== RAW DATA ==

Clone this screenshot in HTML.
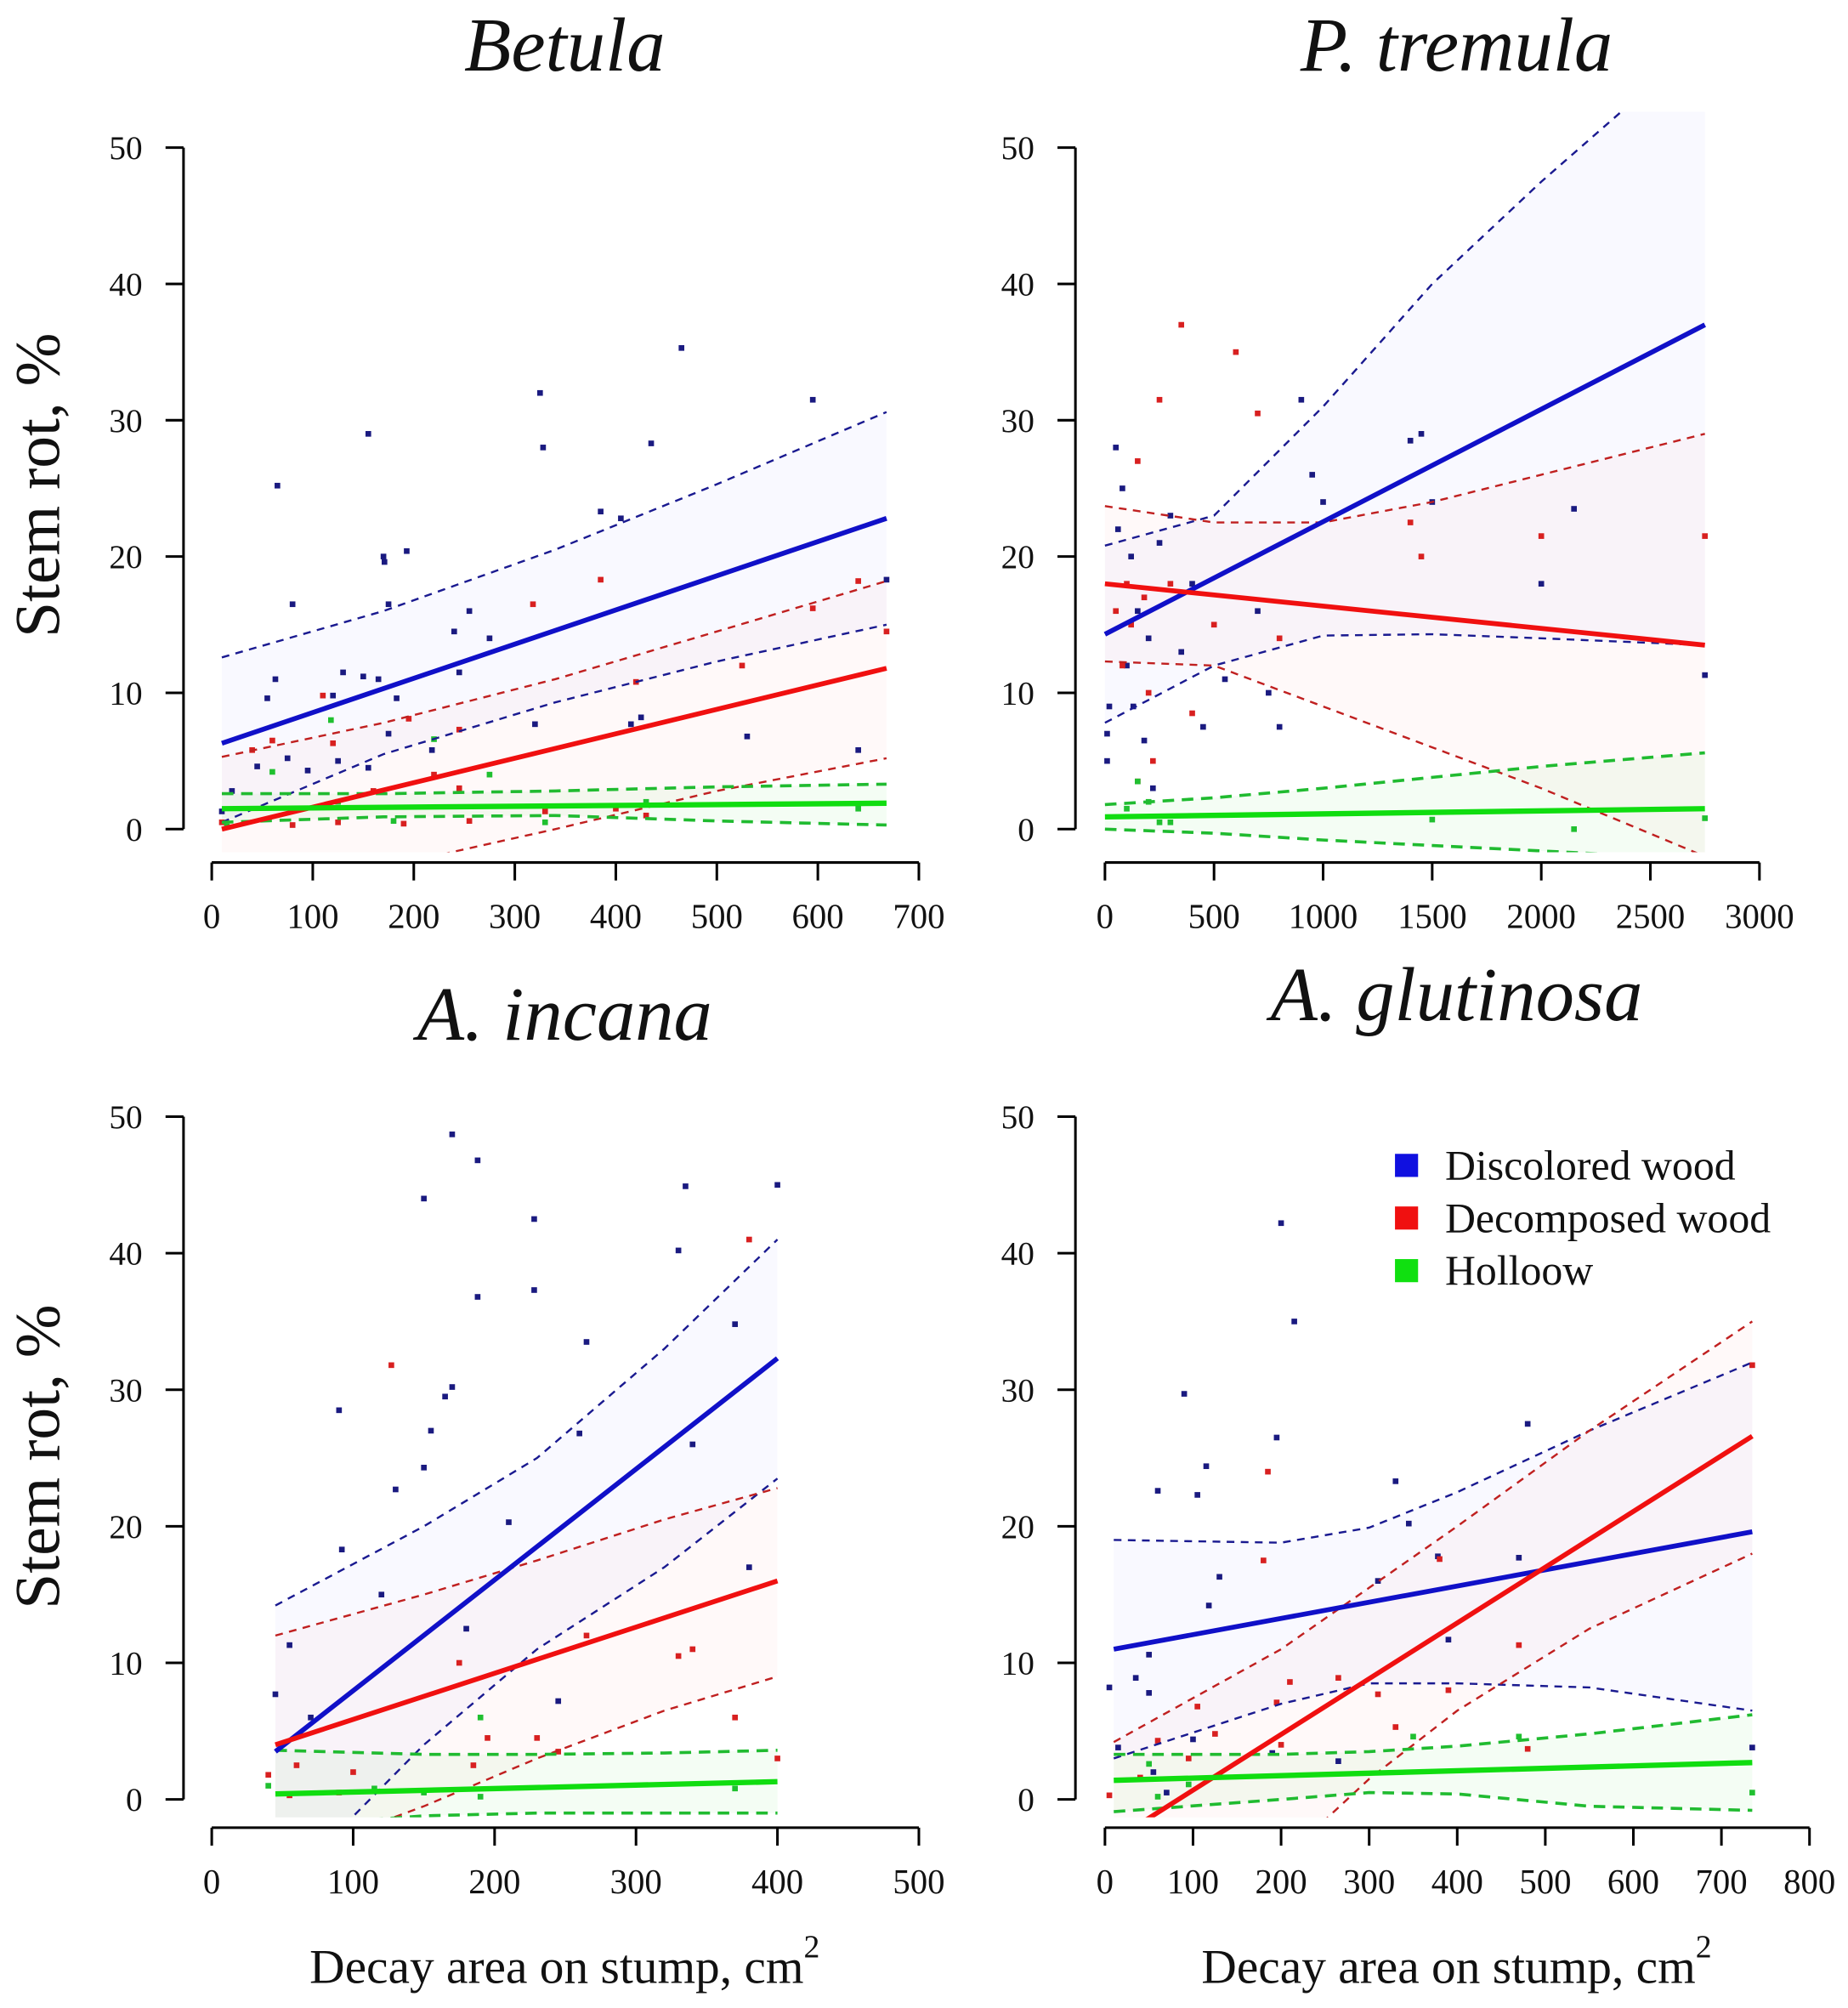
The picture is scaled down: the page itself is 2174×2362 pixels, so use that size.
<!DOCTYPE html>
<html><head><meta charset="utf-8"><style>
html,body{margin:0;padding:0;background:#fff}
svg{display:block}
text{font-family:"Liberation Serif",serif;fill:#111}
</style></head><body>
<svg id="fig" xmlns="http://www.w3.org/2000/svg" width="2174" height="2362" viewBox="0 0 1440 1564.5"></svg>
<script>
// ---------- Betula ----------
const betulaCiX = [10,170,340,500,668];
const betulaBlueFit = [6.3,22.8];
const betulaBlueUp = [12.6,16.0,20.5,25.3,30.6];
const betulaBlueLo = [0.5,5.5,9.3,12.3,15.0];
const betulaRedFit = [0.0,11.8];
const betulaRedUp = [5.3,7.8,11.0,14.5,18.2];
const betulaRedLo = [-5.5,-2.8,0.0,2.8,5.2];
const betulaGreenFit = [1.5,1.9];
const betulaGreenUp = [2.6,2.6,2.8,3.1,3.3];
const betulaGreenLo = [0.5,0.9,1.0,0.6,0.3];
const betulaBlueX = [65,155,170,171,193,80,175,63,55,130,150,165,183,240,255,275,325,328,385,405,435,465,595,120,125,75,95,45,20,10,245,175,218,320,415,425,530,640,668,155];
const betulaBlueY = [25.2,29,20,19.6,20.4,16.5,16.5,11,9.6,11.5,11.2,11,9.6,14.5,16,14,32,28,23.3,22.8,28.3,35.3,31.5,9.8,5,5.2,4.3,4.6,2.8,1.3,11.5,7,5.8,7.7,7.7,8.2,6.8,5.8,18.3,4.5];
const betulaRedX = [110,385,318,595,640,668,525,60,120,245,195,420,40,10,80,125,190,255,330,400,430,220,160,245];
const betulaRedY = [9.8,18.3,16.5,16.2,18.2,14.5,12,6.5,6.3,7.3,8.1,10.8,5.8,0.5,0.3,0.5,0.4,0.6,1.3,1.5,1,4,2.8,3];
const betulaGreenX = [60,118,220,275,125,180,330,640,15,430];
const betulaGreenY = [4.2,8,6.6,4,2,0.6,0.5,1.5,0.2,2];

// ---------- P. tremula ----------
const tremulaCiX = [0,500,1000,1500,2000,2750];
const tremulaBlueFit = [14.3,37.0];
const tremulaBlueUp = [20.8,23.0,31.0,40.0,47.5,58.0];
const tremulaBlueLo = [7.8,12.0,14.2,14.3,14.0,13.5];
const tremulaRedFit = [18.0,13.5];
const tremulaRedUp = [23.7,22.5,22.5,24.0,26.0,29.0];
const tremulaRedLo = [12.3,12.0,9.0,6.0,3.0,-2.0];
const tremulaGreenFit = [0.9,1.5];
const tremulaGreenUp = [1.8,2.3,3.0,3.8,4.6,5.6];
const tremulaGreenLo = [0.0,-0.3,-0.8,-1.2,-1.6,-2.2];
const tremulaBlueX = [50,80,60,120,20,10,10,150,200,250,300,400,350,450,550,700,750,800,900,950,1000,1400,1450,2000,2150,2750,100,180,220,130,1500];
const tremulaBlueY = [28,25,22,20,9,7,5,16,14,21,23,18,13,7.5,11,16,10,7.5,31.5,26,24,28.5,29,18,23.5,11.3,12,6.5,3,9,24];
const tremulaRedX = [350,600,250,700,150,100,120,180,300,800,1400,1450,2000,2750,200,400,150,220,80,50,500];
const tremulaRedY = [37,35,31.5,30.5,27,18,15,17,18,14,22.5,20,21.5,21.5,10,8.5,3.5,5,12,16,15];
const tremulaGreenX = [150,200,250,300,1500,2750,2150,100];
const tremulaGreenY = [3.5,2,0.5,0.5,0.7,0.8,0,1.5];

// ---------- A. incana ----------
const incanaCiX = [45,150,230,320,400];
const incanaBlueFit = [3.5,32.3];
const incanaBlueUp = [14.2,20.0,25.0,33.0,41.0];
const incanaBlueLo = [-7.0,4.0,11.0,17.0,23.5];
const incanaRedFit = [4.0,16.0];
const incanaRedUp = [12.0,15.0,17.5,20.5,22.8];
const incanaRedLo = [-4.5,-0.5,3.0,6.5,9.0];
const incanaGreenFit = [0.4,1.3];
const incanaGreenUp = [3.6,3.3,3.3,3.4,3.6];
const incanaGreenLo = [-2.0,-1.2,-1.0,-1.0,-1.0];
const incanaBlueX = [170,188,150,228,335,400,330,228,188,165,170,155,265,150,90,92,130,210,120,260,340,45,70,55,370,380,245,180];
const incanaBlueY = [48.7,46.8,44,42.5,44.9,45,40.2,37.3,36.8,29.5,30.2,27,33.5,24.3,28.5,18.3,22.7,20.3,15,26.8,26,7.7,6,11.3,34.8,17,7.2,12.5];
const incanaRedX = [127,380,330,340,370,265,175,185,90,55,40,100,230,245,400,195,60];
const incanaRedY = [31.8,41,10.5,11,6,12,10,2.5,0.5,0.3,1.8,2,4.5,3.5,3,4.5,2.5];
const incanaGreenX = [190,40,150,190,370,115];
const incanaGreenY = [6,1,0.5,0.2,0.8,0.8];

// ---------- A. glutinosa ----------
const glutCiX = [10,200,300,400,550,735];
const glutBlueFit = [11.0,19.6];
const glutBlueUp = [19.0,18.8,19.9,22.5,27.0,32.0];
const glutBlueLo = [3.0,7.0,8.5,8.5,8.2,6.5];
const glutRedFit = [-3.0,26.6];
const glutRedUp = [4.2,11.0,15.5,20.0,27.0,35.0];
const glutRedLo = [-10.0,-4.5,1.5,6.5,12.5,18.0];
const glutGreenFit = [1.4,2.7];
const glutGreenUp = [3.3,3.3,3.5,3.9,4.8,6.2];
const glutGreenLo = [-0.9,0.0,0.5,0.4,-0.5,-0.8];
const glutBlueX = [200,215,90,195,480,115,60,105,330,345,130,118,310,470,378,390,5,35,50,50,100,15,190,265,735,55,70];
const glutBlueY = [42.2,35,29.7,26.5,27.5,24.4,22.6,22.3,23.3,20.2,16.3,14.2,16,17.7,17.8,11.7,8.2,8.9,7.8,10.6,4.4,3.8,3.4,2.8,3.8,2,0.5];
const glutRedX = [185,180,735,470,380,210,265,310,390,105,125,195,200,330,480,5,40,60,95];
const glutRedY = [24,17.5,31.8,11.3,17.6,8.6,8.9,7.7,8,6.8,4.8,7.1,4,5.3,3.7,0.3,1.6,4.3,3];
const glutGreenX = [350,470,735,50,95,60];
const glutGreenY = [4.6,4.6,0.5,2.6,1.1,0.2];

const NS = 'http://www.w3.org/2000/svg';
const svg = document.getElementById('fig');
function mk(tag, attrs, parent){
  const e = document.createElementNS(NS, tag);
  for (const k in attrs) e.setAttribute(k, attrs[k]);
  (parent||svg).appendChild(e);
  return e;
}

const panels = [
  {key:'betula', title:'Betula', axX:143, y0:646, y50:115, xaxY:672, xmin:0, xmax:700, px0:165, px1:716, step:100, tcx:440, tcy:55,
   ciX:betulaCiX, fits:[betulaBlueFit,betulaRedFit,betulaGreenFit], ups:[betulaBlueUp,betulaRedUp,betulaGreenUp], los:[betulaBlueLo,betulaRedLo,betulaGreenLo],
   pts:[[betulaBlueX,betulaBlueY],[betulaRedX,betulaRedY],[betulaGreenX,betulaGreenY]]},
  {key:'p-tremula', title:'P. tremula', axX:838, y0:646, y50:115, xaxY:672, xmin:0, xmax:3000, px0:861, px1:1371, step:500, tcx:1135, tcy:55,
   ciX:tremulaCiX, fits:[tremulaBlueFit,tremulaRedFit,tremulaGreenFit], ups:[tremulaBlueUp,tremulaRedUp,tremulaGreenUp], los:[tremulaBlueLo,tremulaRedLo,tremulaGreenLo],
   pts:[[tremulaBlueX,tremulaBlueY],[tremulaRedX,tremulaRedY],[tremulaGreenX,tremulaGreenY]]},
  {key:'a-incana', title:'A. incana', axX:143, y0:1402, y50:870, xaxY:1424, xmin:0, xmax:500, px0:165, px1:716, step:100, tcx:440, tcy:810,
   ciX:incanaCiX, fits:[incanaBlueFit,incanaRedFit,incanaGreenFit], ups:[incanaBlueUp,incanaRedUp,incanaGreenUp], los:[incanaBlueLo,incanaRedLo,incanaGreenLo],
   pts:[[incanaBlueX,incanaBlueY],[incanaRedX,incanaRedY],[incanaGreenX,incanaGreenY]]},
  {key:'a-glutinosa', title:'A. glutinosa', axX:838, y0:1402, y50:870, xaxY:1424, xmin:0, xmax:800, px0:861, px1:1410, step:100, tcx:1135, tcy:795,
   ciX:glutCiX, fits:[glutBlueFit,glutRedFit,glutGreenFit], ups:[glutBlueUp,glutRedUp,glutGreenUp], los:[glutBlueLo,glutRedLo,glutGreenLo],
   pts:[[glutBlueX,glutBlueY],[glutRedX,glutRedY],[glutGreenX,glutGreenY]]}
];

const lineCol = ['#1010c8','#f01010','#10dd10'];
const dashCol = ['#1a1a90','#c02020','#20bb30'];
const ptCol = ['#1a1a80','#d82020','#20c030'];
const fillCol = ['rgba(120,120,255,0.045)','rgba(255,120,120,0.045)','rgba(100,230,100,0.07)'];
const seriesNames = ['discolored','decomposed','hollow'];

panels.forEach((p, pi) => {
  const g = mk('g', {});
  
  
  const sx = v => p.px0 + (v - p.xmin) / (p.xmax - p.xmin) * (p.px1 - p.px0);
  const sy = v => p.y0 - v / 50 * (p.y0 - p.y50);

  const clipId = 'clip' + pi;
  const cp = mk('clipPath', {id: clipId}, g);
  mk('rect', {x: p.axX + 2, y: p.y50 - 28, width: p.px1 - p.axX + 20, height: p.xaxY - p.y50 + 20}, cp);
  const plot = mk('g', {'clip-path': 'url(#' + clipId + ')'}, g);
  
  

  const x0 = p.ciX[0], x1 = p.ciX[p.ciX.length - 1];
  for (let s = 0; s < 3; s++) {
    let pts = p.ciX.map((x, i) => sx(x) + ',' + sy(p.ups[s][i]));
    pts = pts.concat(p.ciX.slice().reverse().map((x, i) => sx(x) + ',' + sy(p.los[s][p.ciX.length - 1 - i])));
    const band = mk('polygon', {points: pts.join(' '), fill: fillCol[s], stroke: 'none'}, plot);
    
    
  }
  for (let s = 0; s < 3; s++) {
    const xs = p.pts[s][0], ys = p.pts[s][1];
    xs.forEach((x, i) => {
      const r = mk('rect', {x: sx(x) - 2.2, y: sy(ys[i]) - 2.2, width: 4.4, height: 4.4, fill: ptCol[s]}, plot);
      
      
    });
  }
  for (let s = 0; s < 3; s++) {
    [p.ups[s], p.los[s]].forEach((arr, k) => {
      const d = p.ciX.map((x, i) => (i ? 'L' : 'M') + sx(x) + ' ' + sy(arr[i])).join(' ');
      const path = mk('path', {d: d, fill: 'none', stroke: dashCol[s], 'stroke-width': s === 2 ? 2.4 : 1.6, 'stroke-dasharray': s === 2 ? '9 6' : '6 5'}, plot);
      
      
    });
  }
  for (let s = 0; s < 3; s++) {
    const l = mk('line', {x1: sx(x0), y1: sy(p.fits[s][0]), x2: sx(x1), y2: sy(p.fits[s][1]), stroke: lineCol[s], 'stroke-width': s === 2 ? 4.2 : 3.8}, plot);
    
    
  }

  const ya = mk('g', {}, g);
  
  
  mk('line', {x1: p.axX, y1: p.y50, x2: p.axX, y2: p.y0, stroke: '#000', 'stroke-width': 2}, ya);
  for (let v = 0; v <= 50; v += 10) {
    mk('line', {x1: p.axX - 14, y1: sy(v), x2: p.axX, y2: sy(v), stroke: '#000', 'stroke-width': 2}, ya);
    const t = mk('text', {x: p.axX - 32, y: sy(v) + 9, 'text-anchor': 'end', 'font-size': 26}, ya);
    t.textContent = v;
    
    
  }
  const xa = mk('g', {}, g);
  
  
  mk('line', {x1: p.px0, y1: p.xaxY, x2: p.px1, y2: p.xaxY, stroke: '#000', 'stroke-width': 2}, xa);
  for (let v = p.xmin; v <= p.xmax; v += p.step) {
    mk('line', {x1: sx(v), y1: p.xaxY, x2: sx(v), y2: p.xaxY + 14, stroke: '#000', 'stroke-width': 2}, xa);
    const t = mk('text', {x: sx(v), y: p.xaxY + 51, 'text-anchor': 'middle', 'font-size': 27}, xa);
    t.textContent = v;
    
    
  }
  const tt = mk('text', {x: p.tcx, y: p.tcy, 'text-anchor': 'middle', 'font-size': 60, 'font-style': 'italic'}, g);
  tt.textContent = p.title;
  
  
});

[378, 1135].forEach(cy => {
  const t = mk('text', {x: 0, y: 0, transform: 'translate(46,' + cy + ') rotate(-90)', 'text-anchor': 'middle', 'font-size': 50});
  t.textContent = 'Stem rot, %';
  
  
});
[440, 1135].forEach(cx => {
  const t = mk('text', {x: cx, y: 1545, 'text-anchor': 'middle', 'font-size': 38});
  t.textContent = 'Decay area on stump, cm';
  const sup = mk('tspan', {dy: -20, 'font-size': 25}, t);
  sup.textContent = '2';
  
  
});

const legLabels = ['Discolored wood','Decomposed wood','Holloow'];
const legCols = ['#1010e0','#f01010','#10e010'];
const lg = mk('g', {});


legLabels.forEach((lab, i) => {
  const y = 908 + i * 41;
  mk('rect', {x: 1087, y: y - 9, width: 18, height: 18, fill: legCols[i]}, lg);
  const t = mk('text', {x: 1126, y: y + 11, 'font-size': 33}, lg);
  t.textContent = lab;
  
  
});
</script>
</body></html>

===

DIRECTIVE> Exactly as written, quote the lines from the one that has "The picture is" down to the one that has "const betulaGreenY = [4.2,8,6.6,4,2,0.6,0.5,1.5,0.2,2];", and include both.

FULL SOLUTION>
The picture is scaled down: the page itself is 2174×2362 pixels, so use that size.
<!DOCTYPE html>
<html><head><meta charset="utf-8"><style>
html,body{margin:0;padding:0;background:#fff}
svg{display:block}
text{font-family:"Liberation Serif",serif;fill:#111}
</style></head><body>
<svg id="fig" xmlns="http://www.w3.org/2000/svg" width="2174" height="2362" viewBox="0 0 1440 1564.5"></svg>
<script>
// ---------- Betula ----------
const betulaCiX = [10,170,340,500,668];
const betulaBlueFit = [6.3,22.8];
const betulaBlueUp = [12.6,16.0,20.5,25.3,30.6];
const betulaBlueLo = [0.5,5.5,9.3,12.3,15.0];
const betulaRedFit = [0.0,11.8];
const betulaRedUp = [5.3,7.8,11.0,14.5,18.2];
const betulaRedLo = [-5.5,-2.8,0.0,2.8,5.2];
const betulaGreenFit = [1.5,1.9];
const betulaGreenUp = [2.6,2.6,2.8,3.1,3.3];
const betulaGreenLo = [0.5,0.9,1.0,0.6,0.3];
const betulaBlueX = [65,155,170,171,193,80,175,63,55,130,150,165,183,240,255,275,325,328,385,405,435,465,595,120,125,75,95,45,20,10,245,175,218,320,415,425,530,640,668,155];
const betulaBlueY = [25.2,29,20,19.6,20.4,16.5,16.5,11,9.6,11.5,11.2,11,9.6,14.5,16,14,32,28,23.3,22.8,28.3,35.3,31.5,9.8,5,5.2,4.3,4.6,2.8,1.3,11.5,7,5.8,7.7,7.7,8.2,6.8,5.8,18.3,4.5];
const betulaRedX = [110,385,318,595,640,668,525,60,120,245,195,420,40,10,80,125,190,255,330,400,430,220,160,245];
const betulaRedY = [9.8,18.3,16.5,16.2,18.2,14.5,12,6.5,6.3,7.3,8.1,10.8,5.8,0.5,0.3,0.5,0.4,0.6,1.3,1.5,1,4,2.8,3];
const betulaGreenX = [60,118,220,275,125,180,330,640,15,430];
const betulaGreenY = [4.2,8,6.6,4,2,0.6,0.5,1.5,0.2,2];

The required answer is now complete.